Sammut was substituted at halftime in the Euro 2008 qualifier when Malta trailed 1-0. Norway scored three late goals which ramped up the value of bets placed on how many goals they would score.

Sammut, in a press conference along with his lawyers Michael Sciriha, Emanuel Mallia and Lucio Sciriha, continued to protest his innocence. He said: “I love football and I do not want to carry this ban for the rest of my life. People have said I should uncover the truth but there is nothing I can uncover: I do not know anything about this whole case.”

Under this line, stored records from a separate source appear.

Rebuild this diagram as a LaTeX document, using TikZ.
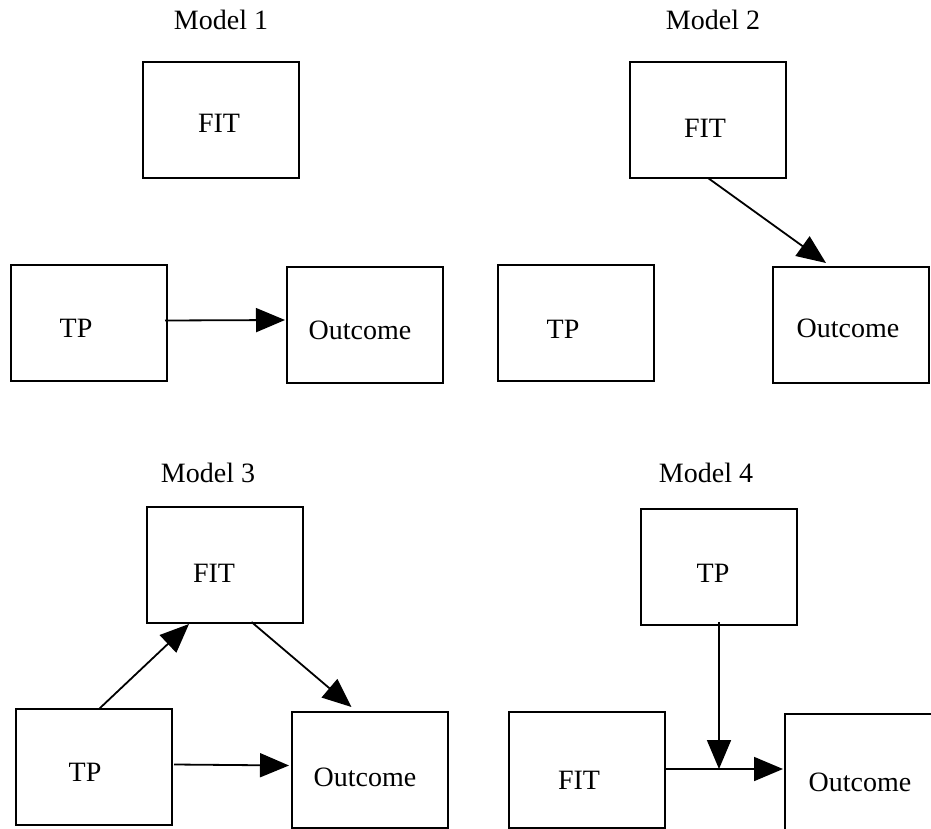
\documentclass[tikz,border=0pt]{standalone}
\usepackage{fontspec}
\setmainfont{Liberation Serif}
\usetikzlibrary{arrows.meta}
\tikzset{
  box/.style={draw, line width=1.8pt, rectangle, minimum width=156pt, minimum height=116pt, inner sep=0pt, outer sep=0pt, anchor=north west},
  txt/.style={inner sep=0pt, font=\fontsize{28pt}{34pt}\selectfont},
  arr/.style={line width=1.8pt, -{Triangle[length=29pt,width=24pt]}},
  ln/.style={line width=1.8pt}
}
\begin{document}
\begin{tikzpicture}[x=1pt,y=-1pt]
\fill[white] (0,0) rectangle (931,829);
\clip (0,0) rectangle (931,829);
% Model 1
\node[txt] (m1) at (221,20) {Model 1};
\node[box] (fit1) at (143,62) {};
\node[txt] (fit1t) at (219,123) {FIT};
\node[box] (tp1) at (11,265) {};
\node[txt] (tp1t) at (76,328) {TP};
\node[box] (out1) at (287,267) {};
\node[txt] (out1t) at (360,330) {Outcome};
\draw[arr] ([xshift=-2pt,yshift=2.5pt]tp1.east) -- ([xshift=-2pt,yshift=5pt]out1.west);
% Model 2
\node[txt] (m2) at (713,20) {Model 2};
\node[box] (fit2) at (630,62) {};
\node[txt] (fit2t) at (705,128) {FIT};
\node[box] (tp2) at (498,265) {};
\node[txt] (tp2t) at (563,329) {TP};
\node[box] (out2) at (773,267) {};
\node[txt] (out2t) at (848,328) {Outcome};
\draw[arr] (fit2.south) -- ([xshift=-25pt,yshift=4pt]out2.north);
% Model 3
\node[txt] (m3) at (208,473) {Model 3};
\node[box] (fit3) at (147,507) {};
\node[txt] (fit3t) at (214,573) {FIT};
\node[box] (tp3) at (16,709) {};
\node[txt] (tp3t) at (85,772) {TP};
\node[box] (out3) at (292,712) {};
\node[txt] (out3t) at (365,777) {Outcome};
\draw[arr] ([xshift=5pt]tp3.north) -- ([xshift=-36pt,yshift=-1pt]fit3.south);
\draw[arr] ([xshift=26.5pt,yshift=1pt]fit3.south) -- ([xshift=-18.5pt,yshift=5pt]out3.north);
\draw[arr] ([xshift=2pt,yshift=2.5pt]tp3.east) -- ([xshift=-3pt,yshift=4.5pt]out3.west);
% Model 4
\node[txt] (m4) at (706,473) {Model 4};
\node[box] (tp4) at (641,509) {};
\node[txt] (tp4t) at (713,573) {TP};
\node[box] (fit4) at (509,712) {};
\node[txt] (fit4t) at (579,780) {FIT};
\node[box] (out4) at (785,714) {};
\node[txt] (out4t) at (860,782) {Outcome};
\coordinate (j4) at (719,769);
\draw[arr] ([xshift=1pt,yshift=1pt]fit4.east) -- ([xshift=-2pt,yshift=3pt]out4.west);
\draw[arr] ([yshift=3pt]tp4.south) -- (j4);
\end{tikzpicture}
\end{document}
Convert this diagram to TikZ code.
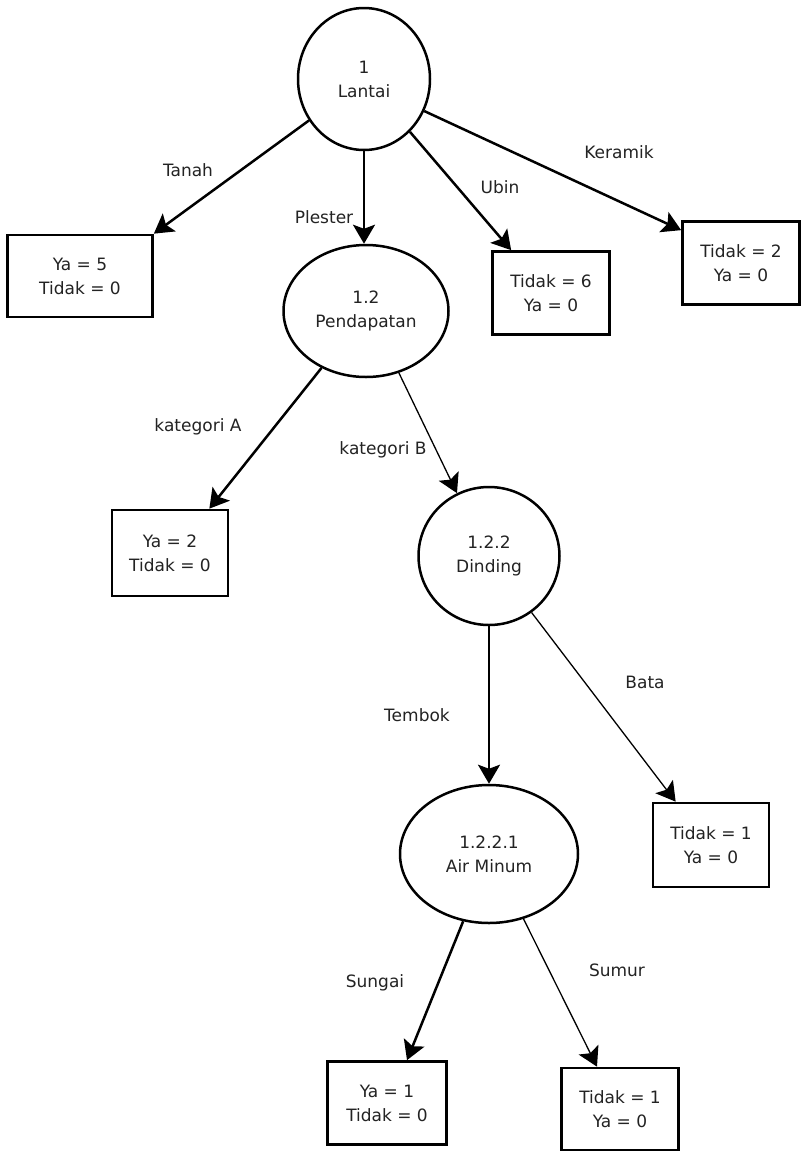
\documentclass[tikz,border=0pt]{standalone}
\usepackage{fontspec}
\setmainfont{DejaVu Sans}
\usepackage{tikz}
\usetikzlibrary{arrows.meta, positioning, shapes}
\usepackage{xcolor}
\definecolor{inkgray}{RGB}{35,35,35}

\begin{document}
\begin{tikzpicture}[x=1pt, y=-1pt,
  font=\fontsize{17}{24}\selectfont,
  attr/.style={ellipse, draw, line width=2.5pt, inner sep=0pt, align=center, text=inkgray},
  leaf/.style={rectangle, draw, line width=2.7pt, inner sep=0pt, align=center, text=inkgray,
    minimum width=117pt, minimum height=83pt},
  lbl/.style={text=inkgray, inner sep=1pt},
  thickarr/.style={-{Stealth[length=19pt, width=22pt, inset=4pt]}, line width=2.5pt},
  thinarr/.style={-{Stealth[length=19pt, width=22pt, inset=4pt]}, line width=1.3pt}]
  \useasboundingbox[fill=white] (0,0) rectangle (802,1152);

  % attribute nodes
  \node[attr, minimum width=132pt, minimum height=142pt] (lantai) at (364,79) {1\\Lantai};
  \node[attr, minimum width=165pt, minimum height=132pt] (pendapatan) at (366,311) {1.2\\Pendapatan};
  \node[attr, minimum width=141pt, minimum height=138pt] (dinding) at (489,556) {1.2.2\\Dinding};
  \node[attr, minimum width=178pt, minimum height=138pt] (airminum) at (489,854) {1.2.2.1\\Air Minum};

  % leaves
  \node[leaf, minimum width=145pt, minimum height=82pt] (tanah) at (80,276) {Ya = 5\\Tidak = 0};
  \node[leaf] (ubin) at (551,293) {Tidak = 6\\Ya = 0};
  \node[leaf] (keramik) at (741,263) {Tidak = 2\\Ya = 0};
  \node[leaf, minimum width=116pt, minimum height=86pt] (kata) at (170,553) {Ya = 2\\Tidak = 0};
  \node[leaf, minimum width=116pt, minimum height=84pt] (bata) at (711,845) {Tidak = 1\\Ya = 0};
  \node[leaf, minimum width=119pt] (sungai) at (387,1103) {Ya = 1\\Tidak = 0};
  \node[leaf, minimum height=82pt] (sumur) at (620,1109) {Tidak = 1\\Ya = 0};

  % branches
  \draw[thickarr] (lantai.217) -- (tanah.north east);
  \draw[thickarr] (lantai.south) -- (lantai.south |- pendapatan.north);
  \draw[thickarr] (lantai.311) -- ([xshift=20pt]ubin.north west);
  \draw[thickarr] (lantai.332) -- ([yshift=-10pt]keramik.north west);
  \draw[thickarr] (pendapatan.232) -- ([xshift=-20pt]kata.north east);
  \draw[thinarr] (pendapatan.298) -- (dinding.117);
  \draw[thickarr] (dinding.south) -- (airminum.north);
  \draw[thinarr] (dinding.307) -- ([xshift=24pt]bata.north west);
  \draw[thickarr] (airminum.249) -- ([xshift=20pt]sungai.north);
  \draw[thinarr] (airminum.298) -- ([xshift=-23pt]sumur.north);

  % branch labels
  \node[lbl] (ltanah) at (188,170) {Tanah};
  \node[lbl] (lplester) at (324,217) {Plester};
  \node[lbl] (lubin) at (500,187) {Ubin};
  \node[lbl] (lkeramik) at (619,152) {Keramik};
  \node[lbl] (lkata) at (198,427) {kategori A};
  \node[lbl] (lkatb) at (383,450) {kategori B};
  \node[lbl] (ltembok) at (417,715) {Tembok};
  \node[lbl] (lbata) at (645,682) {Bata};
  \node[lbl] (lsungai) at (375,983) {Sungai};
  \node[lbl] (lsumur) at (617,970) {Sumur};
\end{tikzpicture}
\end{document}
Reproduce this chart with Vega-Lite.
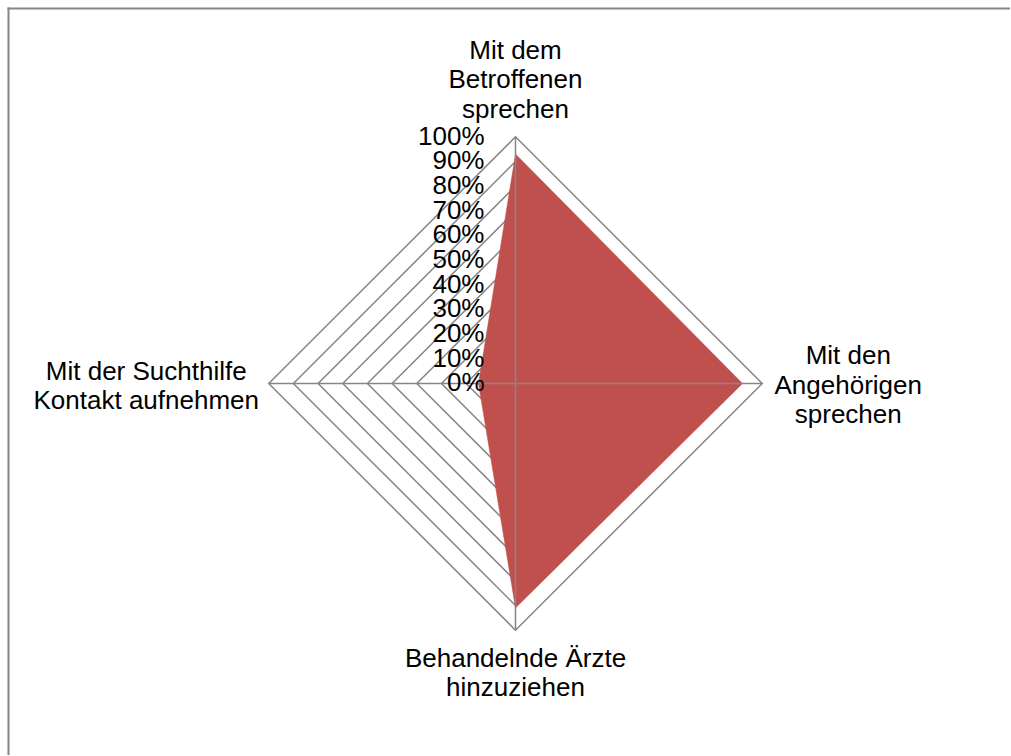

Sciriha criticised UEFA’s disciplinary process, claiming that its insistence on speed had denied Sammut a fair hearing. He thought this was why the investigator’s demand for a life ban had been diluted. Sammut had been used as a scapegoat and “paid a price he should never had paid.”

Mallia claimed that UEFA had not given the defence team even time to examine the accusations, that Sammut had been prejudiced on noit being afford to take witnesses to Geneva and UEFA’s failure to respond to a request for translation of some documents in German.

Sciriha said that, during last Friday’s hearing, he cross-examined Croatian fixer Marijo Cvrtak who had identified the Malta-Norway game during the Bochum trial. Cvrtak, said Sciriha, had never named either Sammut of two other Malta players he claimed to have met at an Oslo hotel.

In another disciplinary decision, UEFA has confirmed  Anorthosis Famagusta’s elimination from the  Europa League after crowd trouble forced the abandonment of their home game against Dila Gori. Anorthosis have also been ordered to play their next three European home games behind closed doors and fined €15,000.

The Cypriot club were 3-0 down at home against their Georgian opponents when the game was called off. The match has been declared forfeit, but as the score was 3-0 to Dila Gori when it was abandoned, this result stands.

Dila will play Portugal’s CS Marítimo in the play-off round.